Capture the output of python pydoc2cppdoc.py XmlWrite.py to a header file such as cpy/cXmlWrite_docs.h and include that in the pybind11 code at cpy/cXmlWrite.cpp. Example documentation at https://paulross.github.io/xmlwriter/index.html

The nice thing is that type annotations are generated in the documentation automatically from the C++ code.

One noticeable thing was the slow turnaround when editing the documentation, you have to edit in C++, build the project (which takes several seconds) and then make html.

Miscellaneous

Debug Builds

Pybind11 uses #if !defined(NDEBUG) for debug code so un-defining NDEBUG can be useful for creating a debug build and getting better error messages.

Conclusions

  • pybind11 provides a quick and simple interface between Python and C++ code. This is particularly true when creating new types (classes). It is clearly a very competent project and I have only scratched the surface here.

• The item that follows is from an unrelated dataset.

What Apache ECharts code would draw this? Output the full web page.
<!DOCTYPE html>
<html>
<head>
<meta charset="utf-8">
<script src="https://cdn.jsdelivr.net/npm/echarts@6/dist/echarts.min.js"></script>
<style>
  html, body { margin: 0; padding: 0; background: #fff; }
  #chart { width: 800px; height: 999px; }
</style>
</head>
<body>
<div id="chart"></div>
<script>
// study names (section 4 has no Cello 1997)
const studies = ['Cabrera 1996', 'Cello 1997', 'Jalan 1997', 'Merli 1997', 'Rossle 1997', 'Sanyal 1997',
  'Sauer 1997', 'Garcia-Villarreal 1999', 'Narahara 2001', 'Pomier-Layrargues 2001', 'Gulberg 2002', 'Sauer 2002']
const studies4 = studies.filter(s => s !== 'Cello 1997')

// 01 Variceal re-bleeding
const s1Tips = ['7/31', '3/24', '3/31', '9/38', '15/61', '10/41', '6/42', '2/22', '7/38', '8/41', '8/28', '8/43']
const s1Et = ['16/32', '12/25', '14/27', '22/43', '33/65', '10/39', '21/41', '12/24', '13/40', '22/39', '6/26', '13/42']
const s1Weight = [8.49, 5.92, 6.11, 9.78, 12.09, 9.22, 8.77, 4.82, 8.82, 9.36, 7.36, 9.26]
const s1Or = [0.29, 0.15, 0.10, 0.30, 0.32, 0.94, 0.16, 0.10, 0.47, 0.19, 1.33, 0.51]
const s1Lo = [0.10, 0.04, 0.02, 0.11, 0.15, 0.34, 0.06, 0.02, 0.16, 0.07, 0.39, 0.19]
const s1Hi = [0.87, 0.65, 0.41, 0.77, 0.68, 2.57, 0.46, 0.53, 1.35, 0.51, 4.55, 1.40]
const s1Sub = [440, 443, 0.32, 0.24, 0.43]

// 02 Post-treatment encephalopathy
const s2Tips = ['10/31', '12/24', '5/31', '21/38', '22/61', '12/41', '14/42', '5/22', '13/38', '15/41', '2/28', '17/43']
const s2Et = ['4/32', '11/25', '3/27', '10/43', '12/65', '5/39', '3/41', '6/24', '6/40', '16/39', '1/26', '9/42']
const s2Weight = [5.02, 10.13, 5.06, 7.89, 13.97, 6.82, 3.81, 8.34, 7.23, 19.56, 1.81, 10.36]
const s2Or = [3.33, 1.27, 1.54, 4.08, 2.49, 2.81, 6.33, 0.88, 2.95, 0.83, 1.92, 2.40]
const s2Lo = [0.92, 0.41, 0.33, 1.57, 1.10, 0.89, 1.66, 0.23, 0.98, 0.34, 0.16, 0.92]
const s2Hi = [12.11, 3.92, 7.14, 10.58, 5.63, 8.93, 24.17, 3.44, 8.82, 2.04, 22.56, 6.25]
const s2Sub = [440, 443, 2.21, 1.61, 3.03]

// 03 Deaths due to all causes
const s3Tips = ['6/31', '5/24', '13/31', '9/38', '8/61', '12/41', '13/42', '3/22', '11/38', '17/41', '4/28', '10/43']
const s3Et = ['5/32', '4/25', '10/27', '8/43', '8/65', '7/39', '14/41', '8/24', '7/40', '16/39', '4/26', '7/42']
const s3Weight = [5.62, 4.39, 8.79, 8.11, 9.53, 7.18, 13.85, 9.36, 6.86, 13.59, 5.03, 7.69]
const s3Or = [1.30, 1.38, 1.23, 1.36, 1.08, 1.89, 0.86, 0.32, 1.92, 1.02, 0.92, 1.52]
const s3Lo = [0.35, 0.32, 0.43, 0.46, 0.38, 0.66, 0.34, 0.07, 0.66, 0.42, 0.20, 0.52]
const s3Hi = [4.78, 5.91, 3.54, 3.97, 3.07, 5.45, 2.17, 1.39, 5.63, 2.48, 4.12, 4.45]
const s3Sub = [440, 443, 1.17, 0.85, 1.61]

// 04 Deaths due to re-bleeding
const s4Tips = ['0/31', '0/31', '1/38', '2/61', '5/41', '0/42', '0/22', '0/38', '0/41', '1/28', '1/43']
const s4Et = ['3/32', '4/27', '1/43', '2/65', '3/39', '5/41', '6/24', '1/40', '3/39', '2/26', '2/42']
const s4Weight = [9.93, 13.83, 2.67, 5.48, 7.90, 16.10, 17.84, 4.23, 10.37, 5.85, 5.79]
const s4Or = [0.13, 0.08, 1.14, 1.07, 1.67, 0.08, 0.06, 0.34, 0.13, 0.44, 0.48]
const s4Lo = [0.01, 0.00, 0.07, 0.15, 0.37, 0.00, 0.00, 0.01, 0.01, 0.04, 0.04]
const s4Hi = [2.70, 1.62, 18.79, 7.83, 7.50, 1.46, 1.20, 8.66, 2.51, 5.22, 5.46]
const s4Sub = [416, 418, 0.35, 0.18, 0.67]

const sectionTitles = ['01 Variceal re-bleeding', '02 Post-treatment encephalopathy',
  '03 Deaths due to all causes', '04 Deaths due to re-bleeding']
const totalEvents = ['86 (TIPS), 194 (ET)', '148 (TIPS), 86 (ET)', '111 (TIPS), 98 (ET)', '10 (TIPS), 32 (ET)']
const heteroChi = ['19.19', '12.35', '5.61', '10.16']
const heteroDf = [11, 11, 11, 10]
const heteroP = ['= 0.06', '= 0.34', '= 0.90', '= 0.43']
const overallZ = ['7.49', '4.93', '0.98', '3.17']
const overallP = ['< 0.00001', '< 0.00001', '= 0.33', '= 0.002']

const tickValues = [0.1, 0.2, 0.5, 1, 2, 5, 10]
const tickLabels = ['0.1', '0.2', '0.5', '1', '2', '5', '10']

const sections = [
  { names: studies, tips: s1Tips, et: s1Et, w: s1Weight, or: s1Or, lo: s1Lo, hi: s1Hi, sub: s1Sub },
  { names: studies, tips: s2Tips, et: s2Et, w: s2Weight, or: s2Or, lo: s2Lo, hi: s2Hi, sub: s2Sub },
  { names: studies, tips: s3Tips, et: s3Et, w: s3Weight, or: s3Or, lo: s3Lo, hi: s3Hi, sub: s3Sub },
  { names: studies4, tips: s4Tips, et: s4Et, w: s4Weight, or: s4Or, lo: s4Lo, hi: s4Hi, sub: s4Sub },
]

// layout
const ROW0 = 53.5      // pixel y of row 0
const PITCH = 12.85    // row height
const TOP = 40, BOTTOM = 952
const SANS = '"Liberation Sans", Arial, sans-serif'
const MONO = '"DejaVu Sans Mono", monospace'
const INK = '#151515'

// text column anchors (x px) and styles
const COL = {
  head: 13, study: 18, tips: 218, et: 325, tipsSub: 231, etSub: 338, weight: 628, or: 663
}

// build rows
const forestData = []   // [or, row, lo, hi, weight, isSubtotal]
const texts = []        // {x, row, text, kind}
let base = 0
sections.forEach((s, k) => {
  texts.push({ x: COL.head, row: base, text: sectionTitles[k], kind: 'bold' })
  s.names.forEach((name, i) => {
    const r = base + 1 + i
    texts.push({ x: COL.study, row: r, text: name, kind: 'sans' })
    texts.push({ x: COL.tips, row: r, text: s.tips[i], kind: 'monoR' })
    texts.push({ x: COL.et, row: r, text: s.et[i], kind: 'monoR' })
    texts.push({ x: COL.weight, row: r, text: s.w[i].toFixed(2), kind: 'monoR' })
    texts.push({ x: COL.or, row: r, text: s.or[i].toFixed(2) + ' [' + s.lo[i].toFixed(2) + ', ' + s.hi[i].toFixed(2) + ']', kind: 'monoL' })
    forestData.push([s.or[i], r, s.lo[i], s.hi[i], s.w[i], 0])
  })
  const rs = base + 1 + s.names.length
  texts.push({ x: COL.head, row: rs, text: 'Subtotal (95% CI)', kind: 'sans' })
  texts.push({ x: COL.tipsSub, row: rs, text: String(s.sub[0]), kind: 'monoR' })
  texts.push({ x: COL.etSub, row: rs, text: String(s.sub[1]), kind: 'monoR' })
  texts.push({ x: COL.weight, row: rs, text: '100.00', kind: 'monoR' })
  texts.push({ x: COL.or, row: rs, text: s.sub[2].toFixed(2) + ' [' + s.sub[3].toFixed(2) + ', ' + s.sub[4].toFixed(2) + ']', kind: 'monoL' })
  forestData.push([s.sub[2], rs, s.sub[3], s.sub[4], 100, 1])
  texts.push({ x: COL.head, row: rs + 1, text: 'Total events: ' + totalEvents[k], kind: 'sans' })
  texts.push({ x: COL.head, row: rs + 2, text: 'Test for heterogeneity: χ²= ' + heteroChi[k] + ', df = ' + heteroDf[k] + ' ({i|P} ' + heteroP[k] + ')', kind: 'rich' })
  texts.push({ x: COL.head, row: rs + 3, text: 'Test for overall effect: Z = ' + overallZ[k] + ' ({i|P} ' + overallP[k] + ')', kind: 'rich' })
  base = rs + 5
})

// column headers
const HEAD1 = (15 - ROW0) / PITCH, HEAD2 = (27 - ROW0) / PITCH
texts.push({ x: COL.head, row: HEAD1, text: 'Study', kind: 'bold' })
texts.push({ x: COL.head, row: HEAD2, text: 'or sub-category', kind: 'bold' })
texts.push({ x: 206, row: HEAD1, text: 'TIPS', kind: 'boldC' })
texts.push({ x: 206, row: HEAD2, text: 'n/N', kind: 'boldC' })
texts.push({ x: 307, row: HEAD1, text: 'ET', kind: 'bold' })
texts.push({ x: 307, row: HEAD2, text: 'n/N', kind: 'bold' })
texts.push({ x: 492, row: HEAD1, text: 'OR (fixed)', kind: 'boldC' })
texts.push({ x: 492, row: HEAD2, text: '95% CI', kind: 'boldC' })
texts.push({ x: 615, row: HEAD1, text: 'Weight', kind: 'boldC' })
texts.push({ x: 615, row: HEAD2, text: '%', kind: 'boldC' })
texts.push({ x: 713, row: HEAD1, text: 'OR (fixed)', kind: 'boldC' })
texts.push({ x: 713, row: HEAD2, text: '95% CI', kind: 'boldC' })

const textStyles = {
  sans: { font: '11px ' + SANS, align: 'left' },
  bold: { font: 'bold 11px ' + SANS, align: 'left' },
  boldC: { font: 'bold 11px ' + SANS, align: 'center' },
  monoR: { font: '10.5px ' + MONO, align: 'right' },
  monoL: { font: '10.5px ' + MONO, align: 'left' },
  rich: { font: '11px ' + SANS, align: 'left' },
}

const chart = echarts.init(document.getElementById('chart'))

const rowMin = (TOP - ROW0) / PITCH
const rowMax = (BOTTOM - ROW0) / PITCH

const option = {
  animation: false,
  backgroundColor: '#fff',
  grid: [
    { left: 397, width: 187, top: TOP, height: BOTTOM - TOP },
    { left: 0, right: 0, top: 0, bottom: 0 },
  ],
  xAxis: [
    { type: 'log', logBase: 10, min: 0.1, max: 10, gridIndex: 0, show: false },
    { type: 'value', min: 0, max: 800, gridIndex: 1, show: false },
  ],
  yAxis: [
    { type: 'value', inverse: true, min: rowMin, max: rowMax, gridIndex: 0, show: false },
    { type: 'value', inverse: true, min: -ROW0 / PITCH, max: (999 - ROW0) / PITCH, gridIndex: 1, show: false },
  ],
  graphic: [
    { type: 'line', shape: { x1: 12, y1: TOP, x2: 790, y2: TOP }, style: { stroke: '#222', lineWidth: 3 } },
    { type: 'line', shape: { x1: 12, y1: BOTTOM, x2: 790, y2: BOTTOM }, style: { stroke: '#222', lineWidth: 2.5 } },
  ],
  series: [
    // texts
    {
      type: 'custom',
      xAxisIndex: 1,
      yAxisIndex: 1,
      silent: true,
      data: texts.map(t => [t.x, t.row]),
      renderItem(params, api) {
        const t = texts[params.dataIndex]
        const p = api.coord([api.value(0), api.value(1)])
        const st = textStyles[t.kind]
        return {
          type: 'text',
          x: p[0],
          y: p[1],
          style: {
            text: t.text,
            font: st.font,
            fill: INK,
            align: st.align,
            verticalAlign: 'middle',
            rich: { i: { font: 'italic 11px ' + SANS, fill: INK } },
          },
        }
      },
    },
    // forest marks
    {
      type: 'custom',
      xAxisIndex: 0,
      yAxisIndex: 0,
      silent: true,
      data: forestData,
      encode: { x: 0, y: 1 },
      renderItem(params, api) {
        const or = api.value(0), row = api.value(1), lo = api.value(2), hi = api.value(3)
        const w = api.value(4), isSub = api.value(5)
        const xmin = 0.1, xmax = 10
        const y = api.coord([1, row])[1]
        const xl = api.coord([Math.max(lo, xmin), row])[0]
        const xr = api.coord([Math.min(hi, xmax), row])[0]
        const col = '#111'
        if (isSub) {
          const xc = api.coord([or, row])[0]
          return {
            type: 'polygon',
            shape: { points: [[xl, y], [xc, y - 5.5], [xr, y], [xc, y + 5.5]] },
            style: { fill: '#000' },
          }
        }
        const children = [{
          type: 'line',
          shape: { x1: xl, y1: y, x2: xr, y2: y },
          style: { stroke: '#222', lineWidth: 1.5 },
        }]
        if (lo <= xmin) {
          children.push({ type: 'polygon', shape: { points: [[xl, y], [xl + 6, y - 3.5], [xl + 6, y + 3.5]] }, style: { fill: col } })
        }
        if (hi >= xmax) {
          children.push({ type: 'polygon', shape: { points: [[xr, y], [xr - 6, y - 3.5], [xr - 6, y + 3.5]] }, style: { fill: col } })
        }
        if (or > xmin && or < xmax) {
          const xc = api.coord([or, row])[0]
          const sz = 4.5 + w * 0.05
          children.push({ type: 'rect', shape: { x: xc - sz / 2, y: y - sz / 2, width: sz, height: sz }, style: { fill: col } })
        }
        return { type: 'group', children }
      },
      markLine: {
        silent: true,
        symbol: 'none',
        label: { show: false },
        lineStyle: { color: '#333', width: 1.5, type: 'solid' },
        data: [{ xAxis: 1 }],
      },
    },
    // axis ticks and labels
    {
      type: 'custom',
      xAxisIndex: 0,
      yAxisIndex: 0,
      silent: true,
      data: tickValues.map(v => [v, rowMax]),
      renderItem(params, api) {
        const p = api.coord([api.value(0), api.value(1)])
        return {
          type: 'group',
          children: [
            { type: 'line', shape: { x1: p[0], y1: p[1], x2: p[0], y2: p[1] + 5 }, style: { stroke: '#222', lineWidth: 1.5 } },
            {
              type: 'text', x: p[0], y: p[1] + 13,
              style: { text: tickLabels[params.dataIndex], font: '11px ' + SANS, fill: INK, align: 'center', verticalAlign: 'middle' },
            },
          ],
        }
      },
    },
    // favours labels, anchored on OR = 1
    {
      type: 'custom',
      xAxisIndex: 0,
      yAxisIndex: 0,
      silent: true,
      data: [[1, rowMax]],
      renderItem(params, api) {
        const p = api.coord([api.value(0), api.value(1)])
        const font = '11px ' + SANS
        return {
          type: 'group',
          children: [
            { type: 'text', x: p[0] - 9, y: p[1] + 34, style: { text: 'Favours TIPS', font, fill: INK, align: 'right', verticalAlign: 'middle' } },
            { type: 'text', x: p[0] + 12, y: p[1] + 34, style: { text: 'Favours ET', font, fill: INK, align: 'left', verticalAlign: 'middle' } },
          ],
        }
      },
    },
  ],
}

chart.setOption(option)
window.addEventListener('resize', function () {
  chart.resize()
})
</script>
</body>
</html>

  • The relative performance of pybind11 is a bit disappointing in this particular project.

  • I suspect that pybind11 would show much better performance on a project where the bulk of the time is spent in C++ and the Python/C++ boundary is infrequently crossed.

  • Libraries that are in the Python standard library will have to be replaced with their C/C++ equivalents (as happened here with base64). The disadvantage with this is:

    • The C/C++ libraries might not be exactly equivalent and require workarounds.
    • This adds to the dependencies
    • There might be possible licencing conflicts.

    All of this increases the creation and maintenance cost.

  • pybind11's ability to generate type specific documentation is very attractive for environments and IDEs that can make use of this.

  • I'd certainly consider pybind11 as a first class option when there is a large body of Python code to move into C++ or when a Python interface is needed to an existing C++ library.